And Mubarak says he's not responsible, the former dictator claiming he wasn't responsible for the brutality and not responsible and shouldn't be held accountable.

We talked about it earlier with David Kirkpatrick of "The New York Times" and Fareed Zakaria, host of "FAREED ZAKARIA GPS" here on CNN.


COOPER: Fareed, to hear Mubarak saying he's -- he's innocent of everything basically and didn't order the attacks on protesters, I mean when you were an absolute dictator of a country for many, many years, it suddenly seems ridiculous for somebody to claim, oh, look, I had no responsibility for what was happening.

FAREED ZAKARIA, CNN WORLD AFFAIRS ANALYST: No, the complicating factor here, Anderson, is he's almost certainly guilty of the charges that are being laid against him.

But it still has the feeling of, I don't want to say a show trial, but a trial that is not fair. I wish that the Egyptian government realized that this is really a very important moment for them. They need to get this right.

COOPER: David, that image of this once all-powerful dictator reduced to a sickly man inside a cage has got to be an incredibly powerful image for the people of Egypt.
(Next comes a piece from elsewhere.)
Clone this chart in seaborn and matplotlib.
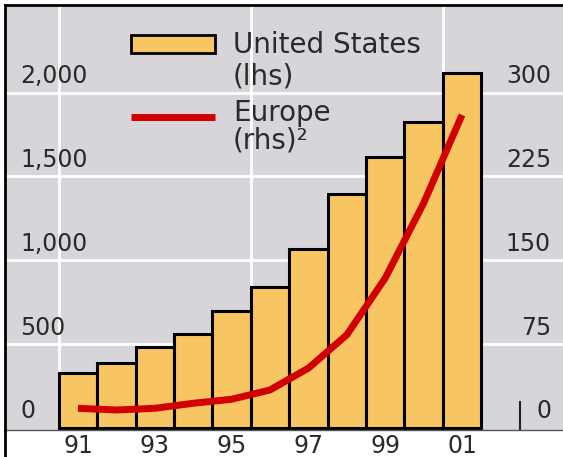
import numpy as np
import matplotlib
matplotlib.use("Agg")
import matplotlib.pyplot as plt
import matplotlib.transforms as mtrans
from matplotlib.patches import Rectangle
from matplotlib.lines import Line2D
import seaborn as sns

# data
years = ["91", "92", "93", "94", "95", "96", "97", "98", "99", "00", "01"]
us_lhs = [326, 386, 481, 560, 699, 839, 1067, 1395, 1614, 1826, 2114]
europe_rhs = [17.6, 16.1, 17.6, 22.1, 25.7, 34, 53.5, 83.3, 134, 201, 280]
x_labels = ["91", "93", "95", "97", "99", "01"]
lhs_ticks = [0, 500, 1000, 1500, 2000]
lhs_labels = ["0", "500", "1,000", "1,500", "2,000"]
rhs_ticks = [0, 75, 150, 225, 300]
rhs_labels = ["0", "75", "150", "225", "300"]

bar_col = "#f7c663"
red = "#d20000"
bg = "#d7d5d9"
txt = "#2a2a2a"

W, H = 563, 457
fig = plt.figure(figsize=(W / 100, H / 100), dpi=100)
ax = fig.add_axes([5 / W, 27 / H, 558 / W, 425 / H])
ax.set_facecolor(bg)
ax.set_axisbelow(True)

sns.barplot(x=years, y=us_lhs, color=bar_col, saturation=1, width=1,
            edgecolor="black", linewidth=2.2, ax=ax, zorder=2)

ax.set_xlim(-1.9, 12.63)
ax.set_ylim(-12, 2522)

# grid
ax.set_yticks(lhs_ticks, lhs_labels)
ax.set_xticks(range(0, len(years), 2), x_labels)
ax.set_xticks([-0.5, 4.5, 9.5], minor=True)
ax.grid(axis="y", color="white", lw=2)
ax.grid(axis="x", which="minor", color="white", lw=2)
ax.get_ygridlines()[0].set_visible(False)

ax.tick_params(axis="y", length=0, pad=-10.8, labelsize=17, labelcolor=txt)
ax.tick_params(axis="x", which="both", length=0, pad=3, labelsize=17, labelcolor=txt)
ax.set_xlabel("")
ax.set_ylabel("")
up = mtrans.ScaledTranslation(0, 0.19, fig.dpi_scale_trans)
for lab in ax.get_yticklabels():
    lab.set_horizontalalignment("left")
    lab.set_transform(lab.get_transform() + up)

for s in ["left", "top"]:
    ax.spines[s].set_color("black")
    ax.spines[s].set_linewidth(2)
ax.spines["right"].set_visible(False)
ax.spines["bottom"].set_color("#555555")
ax.spines["bottom"].set_linewidth(1)

# small mark near rhs zero
ax.axvline(11.5, ymin=0, ymax=28 / 425, color="#222222", lw=1.5)

# right axis
ax2 = ax.twinx()
ax2.set_ylim(-12 * 0.15, 2522 * 0.15)
sns.lineplot(x=np.arange(len(years)), y=europe_rhs, ax=ax2, color=red, lw=5)
ax2.lines[0].set_solid_capstyle("butt")
ax2.set_yticks(rhs_ticks, rhs_labels)
ax2.tick_params(axis="y", length=0, pad=-8.6, labelsize=17, labelcolor=txt)
for lab in ax2.get_yticklabels():
    lab.set_horizontalalignment("right")
    lab.set_transform(lab.get_transform() + up)
for s in ax2.spines.values():
    s.set_visible(False)
ax2.set_ylabel("")

# legend drawn by hand
ax.add_patch(Rectangle((0.2258, 0.8871), 0.1505, 0.0423, transform=ax.transAxes,
                       fc=bar_col, ec="black", lw=2, zorder=5))
ax.plot([0.2258, 0.3763], [0.7365, 0.7365], transform=ax.transAxes, color=red,
        lw=5, solid_capstyle="butt", zorder=5)
ax.text(0.4086, 0.869, "United States\n(lhs)", transform=ax.transAxes,
        ha="left", va="center", fontsize=20, color=txt, linespacing=1.15, zorder=6)
ax.text(0.4086, 0.713, "Europe\n(rhs)²", transform=ax.transAxes,
        ha="left", va="center", fontsize=20, color=txt, linespacing=1.0, zorder=6)

# frame line running down past the axes
fig.add_artist(Line2D([5 / W, 5 / W], [0, 27 / H], color="black", lw=2,
                      transform=fig.transFigure))

fig.savefig("out.png", dpi=100)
DAVID KIRKPATRICK, "THE NEW YORK TIMES": Yes. It's absolutely breathtaking. And you've got to remember, this is a country where there has never been a living ex-president, much less a president or ex-president brought before the law.

It's something that I think most Egyptians -- I know most Egyptians truly could not believe.

COOPER: Fareed, how do you think the trial is going to play in other places where dictators are no doubt watching this very closely?

ZAKARIA: Well, it's not just in places where dictators are in trouble. This is a phenomenon across the Arab world. Everyone is watching it.

And that's one of the reasons why I think it's so important that the Egyptians do it in a way that makes it clear that this is an impartial process, that there is real due process. But there's no question everyone around the Arab world is watching.

Now, it is having the effect of making a Moammar Gadhafi feel like, why the hell should I leave? I'm going to end up in jail and get tried. But that's always one of the downsides of this kind of thing, when you -- when you -- when you punish one of these dictators.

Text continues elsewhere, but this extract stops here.